Timing that is too advanced will induce detonation. There are several factors that contribute to the problem, but one is primary. It starts the fuel burn before the turbulence has become really effective, so you have a more or less solid flame front compressing and heating the end gas. Those effects, coupled with the mechanical compression of the piston going up, will build toward detonation faster than the flame front can consume the mixture. Instant deto.

"Quench band"
Heat is a primary factor in making fuel detonate, as opposed to burning. A hot mixture will detonate sooner than a cool one (which is why supercharged engines often have intercoolers: it's to cool off the fuel/air mixture that has been heated up by being compressed in the blower.)
Hot end gas will also detonate sooner than relatively cooler end gas. And the cylinder walls and head surfaces, although quite hot, are still cooler than the heated end gas. Soooo - the theory is that if you can create a squish band that is quite tight, the end gases will be cooled somewhat by contact with the relatively cooler metal surfaces. When that takes place, the area is called a "quench band" because it quenches the heat of the mixture being compressed in the zone.
In typical Harley motors, the rule of thumb is that if the clearance on the squish band is more than 40 thousandths of an inch, it will probably have no useful cooling effect, and will generate only minimal turbulence. That pocket will, however, be an excellent place for detonation to take place, and you may (as I did) find signs of detonation on the top of the piston or on the head in that zone.
Lugging the engine can induce detonation. The relatively slow piston speed, low turbulence in the chamber, and high load give the burning mixture a chance to set off the end gas before it can burn up.

A factor that can contribute strongly to detonation is the temperature of the intake charge. That is why your scooter may usually be OK while running around town normally, but ping noticeably on a hot day. It's borderline ready to ping anyway, and the extra heat of the day pushes it over the edge.

A large cylinder bore will also result in the flame front taking longer to burn all the gas if there is just one plug, too, so pay attention to that when you build an engine. The pros, like S&S and Axtell have taken the time to make their combustion chambers work well with large bores, but if you just drop a set of 4" bore jugs on your motor, and slap on some normal heads that have not been designed for max turbulence, you're begging for detonation.

Dual plugs can actually contribute to the problem, too. I saw that in an engine that I built, and was puzzled as hell. After all, I thought, dual plugs oughta make the burn faster; right?

Well, a phone conversation with the guys at Axtell revealed to me that dual plugging by itself can cause such a rapid burn that the pressure spikes very, very quickly. If you have dead spots in your combustion chambers, places that the turbulence doesn't reach (and I had a couple,) the quickly developing pressure can cause the end gas in those pockets to compress and explode before the flame front from either plug can get there. In my case, the detonation was silent, but it eroded the hell out of the piston edges in that zone. Guys with better ears than mine had ridden that bike and never heard a thing.

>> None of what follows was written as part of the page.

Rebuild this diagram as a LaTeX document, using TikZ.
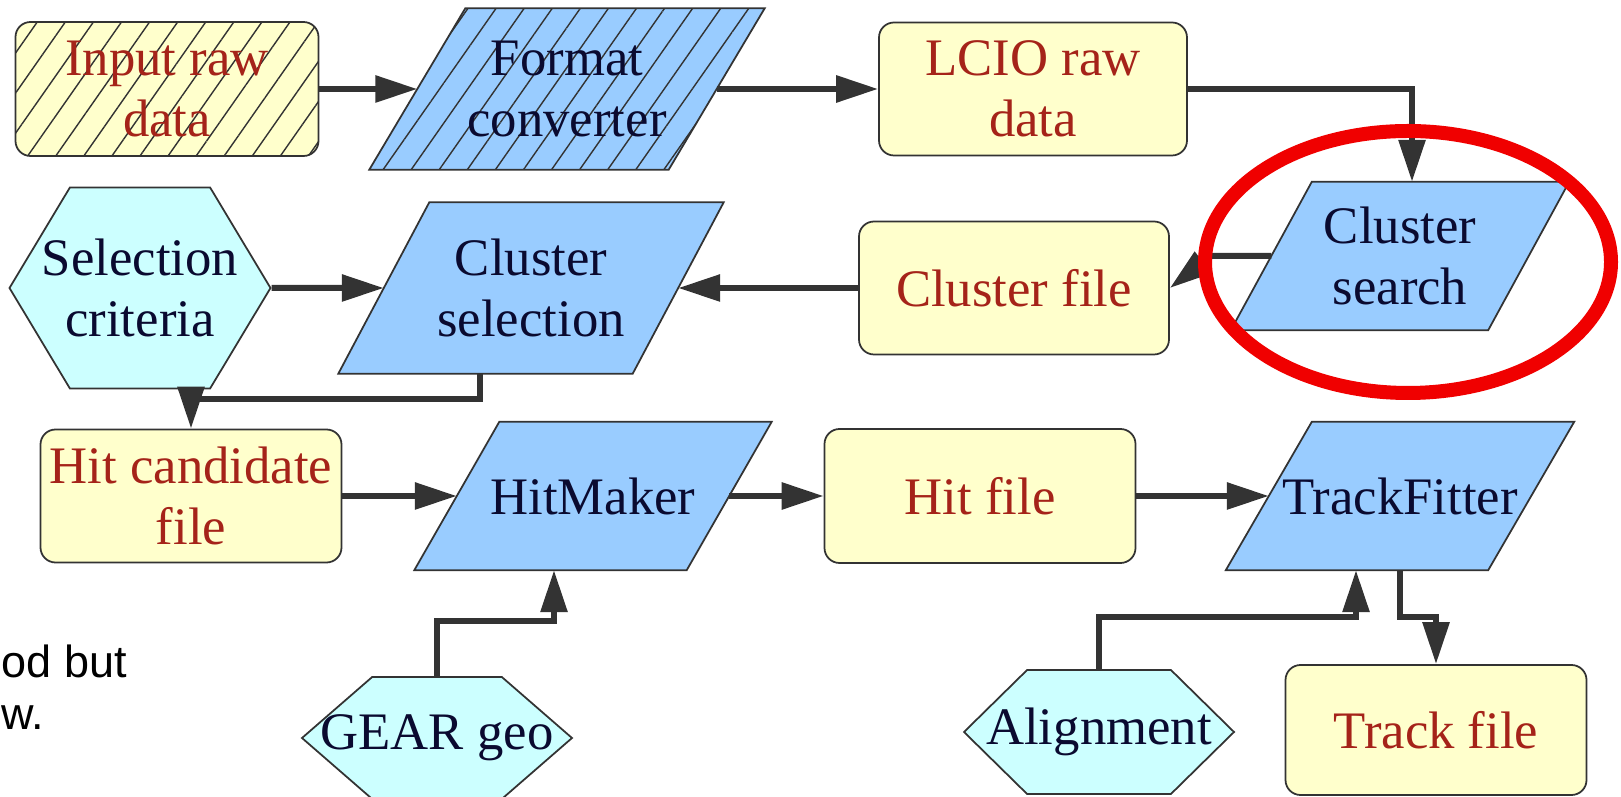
\documentclass[tikz,border=0pt]{standalone}
\usepackage{fontspec}
\setmainfont{Liberation Serif}
\newfontfamily\slidefont{Liberation Sans}
\usetikzlibrary{shapes.symbols,arrows.meta,patterns.meta,backgrounds}

\definecolor{filefill}{HTML}{FFFFCC}
\definecolor{procfill}{HTML}{99CCFF}
\definecolor{parmfill}{HTML}{CCFFFF}
\definecolor{filetext}{RGB}{165,35,25}
\definecolor{proctext}{HTML}{0A0A30}
\definecolor{edgegray}{HTML}{333333}
\definecolor{markred}{HTML}{F00000}

\tikzset{
  box/.style={draw=edgegray, line width=0.5pt, inner sep=0pt, align=center,
    font=\fontsize{15}{17.5}\selectfont},
  datafile/.style={box, rounded corners=1.5mm, fill=filefill, text=filetext},
  % processes are plain text nodes, their slanted outline goes on the background layer
  process/.style={inner sep=0pt, align=center, font=\fontsize{15}{17.5}\selectfont, text=proctext},
  procshape/.style={draw=edgegray, line width=0.5pt, fill=procfill},
  param/.style={box, signal, signal to=west and east, fill=parmfill, text=proctext,
    inner xsep=-8mm},
  hatched/.style={postaction={pattern={Lines[angle=55,distance=2.3mm,line width=0.4pt]},
    pattern color=black!80}},
  flow/.style={draw=edgegray, line width=0.6mm, -{Triangle[length=4.2mm,width=2.6mm]}},
}

\begin{document}
\begin{tikzpicture}[x=0.1mm, y=-0.1mm]
\useasboundingbox (0,0) rectangle (1621,797);

% first row: raw data in, converted to LCIO
\node[datafile, hatched, minimum width=30.3mm, minimum height=13.4mm] (inraw) at (167,89) {Input raw\\data};
\node[process, minimum width=29.8mm, minimum height=16mm] (fmt) at (567,89) {Format\\converter};
\node[datafile, minimum width=30.8mm, minimum height=13.3mm] (lcio) at (1033,89) {LCIO raw\\data};

% second row: clustering
\node[process, minimum width=25.6mm, minimum height=14.7mm] (search) at (1400,256) {Cluster\\search};
\node[datafile, minimum width=31mm, minimum height=13.3mm] (cfile) at (1014,288) {Cluster file};
\node[process, minimum width=29.3mm, minimum height=17mm] (csel) at (531,288) {Cluster\\selection};
\node[param, signal pointer angle=118, minimum width=26.1mm, minimum height=20.1mm] (selcrit) at (140,288) {Selection\\criteria};

% third row: hits and tracks
\node[datafile, minimum width=30.1mm, minimum height=13.3mm] (hitc) at (191,496) {Hit candidate\\file};
\node[process, minimum width=27.1mm, minimum height=14.7mm] (hitmk) at (593,496) {HitMaker};
\node[datafile, minimum width=31.1mm, minimum height=13.4mm] (hitf) at (980,496) {Hit file};
\node[process, minimum width=26.1mm, minimum height=14.7mm] (trkfit) at (1400,496) {TrackFitter};

% bottom row
\node[param, signal pointer angle=82, minimum width=27mm, minimum height=12.2mm] (gear) at (437,738) {GEAR geo};
\node[param, signal pointer angle=89, minimum width=27mm, minimum height=12.4mm] (align) at (1099,732) {Alignment};
\node[datafile, minimum width=30.1mm, minimum height=13mm] (trkf) at (1436,730) {Track file};

% slanted outlines of the processes (name/slant)
\begin{scope}[on background layer]
\foreach \n/\s in {search/81, csel/91, hitmk/85, trkfit/86}
  \draw[procshape] ([shift={(\s/2,0)}]\n.north west) -- ([shift={(\s/2,0)}]\n.north east)
    -- ([shift={(-\s/2,0)}]\n.south east) -- ([shift={(-\s/2,0)}]\n.south west) -- cycle;
\draw[procshape, hatched] ([shift={(48,0)}]fmt.north west) -- ([shift={(48,0)}]fmt.north east)
  -- ([shift={(-48,0)}]fmt.south east) -- ([shift={(-48,0)}]fmt.south west) -- cycle;
\end{scope}

% connectors
\draw[flow] (inraw) -- (fmt);
\draw[flow] (fmt) -- (lcio);
\draw[flow] (lcio.east) -| ([xshift=1.2mm]search.north);
\draw[flow] (search.west) -- ++(-60,0) -- (cfile.east);
\draw[flow] (cfile) -- (csel);
\draw[flow] (selcrit) -- (csel);
\draw[flow] ([xshift=-5.1mm]csel.south) -- ++(0,25) -| (hitc.north);
\draw[flow] (hitc) -- (hitmk);
\draw[flow] (hitmk) -- (hitf);
\draw[flow] (hitf) -- (trkfit);
\draw[flow] (gear.north) -- ++(0,-55) -| ([xshift=-3.9mm]hitmk.south);
\draw[flow] (align.north) -- ++(0,-52) -| ([xshift=-4.4mm]trkfit.south);
\draw[flow] (trkfit.south) -- ++(0,47) -| (trkf.north);

% highlight
\draw[markred, line width=1.4mm] ([shift={(8,6)}]search.center) ellipse [x radius=20.3mm, y radius=13.1mm];

% slide text at the left
\node[anchor=base west, inner sep=0pt, font=\slidefont\fontsize{12.8}{15}\selectfont] (note1) at (1,678) {od but};
\node[anchor=base west, inner sep=0pt, font=\slidefont\fontsize{12.8}{15}\selectfont] (note2) at (1,730) {w.};
\end{tikzpicture}
\end{document}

Take all those factors together, and project them onto a day when you and the ole lady and a load of camping gear are headed up Raton Pass in July, you just itching to try out your new big-bore built motor. Now there's a recipe for detonation!

The pass is long enough that you'll spend lots of time with the problem. Long enough that you might even melt the tops off of your pistons if you don't pay attention. Make sure you've got the highest-octane gas you can get, and keep the RPMs up. That reduces the lugging load, and gives the burning fuel less time to compress and explode the end gas.

While occasional mild pinging is to be expected under some circumstances, pinging is never a good thing in and of itself (although it can be an indicator of an engine running at a mixture that is close to "best".) If you can work away from it, do so. If you hear it, roll off the throttle or drop a gear; make it go away.

You will not always hear detonation as a ping or knock or rattle though, so know the situations that can lead to it, and avoid them.

A mixture that is too lean can detonate from leaness. (But not necessarily. It's a very complicated equation as to when it will, and won't. In our engines it can be a factor, though.) "Too lean" depends on many circumstances, so it's impossible to define here a definite ratio of fuel to air that will blow up instead of burn.

If you regularly get pinging though, the first thing to do is make sure you've got good gasoline, then think timing, then think mixture.

Go up one range in octane, and quit buying it at "Fred's Cheapo Shop 'n Rob;" all gas is not equal. Then check your timing. If it's nominal, right where it ought to be, try richening the mixture a bit by going up one size on the jet the carb is using when the ping takes place. If that doesn't work, you may have to retard the timing a couple degrees.

Don't cheat yourself by buying cut-rate fuel. If your handbook calls for premium, use premium. If you have a built engine, and know the compression ratio, be conservative in your fuel choice. An 8 to 1 compression ration can get away with regular gas. 9 to 1 can get away with regular as long as all other factors, like temperature and load are OK, but it can be pushed into deto pretty easily. If you're running 9.5 or above you'd better be using high-test all the time, no bull, or be prepared to replace your pistons and other stuff on short, noisy, notice.


Fuel Problems
Something else to think about when gassing up is this: more and more stations have one hose serving all three grades of fuel from the pump.
That means that if the guy who filled up just before you put low-octane regular in his pickup, and you come alone and want the best premium hi-test you can get, you'll be mixing in at least a couple quarts, and maybe as much as a gallon (depending on how the pump is plumbed), of regular along with your premium gas. That reduces the overall octane of what you wind up with in your tank.
Will it make a difference? Most times, probably not. But a combination of the wrong circumstances ("high perf motor, hot day, etc) and it sure can.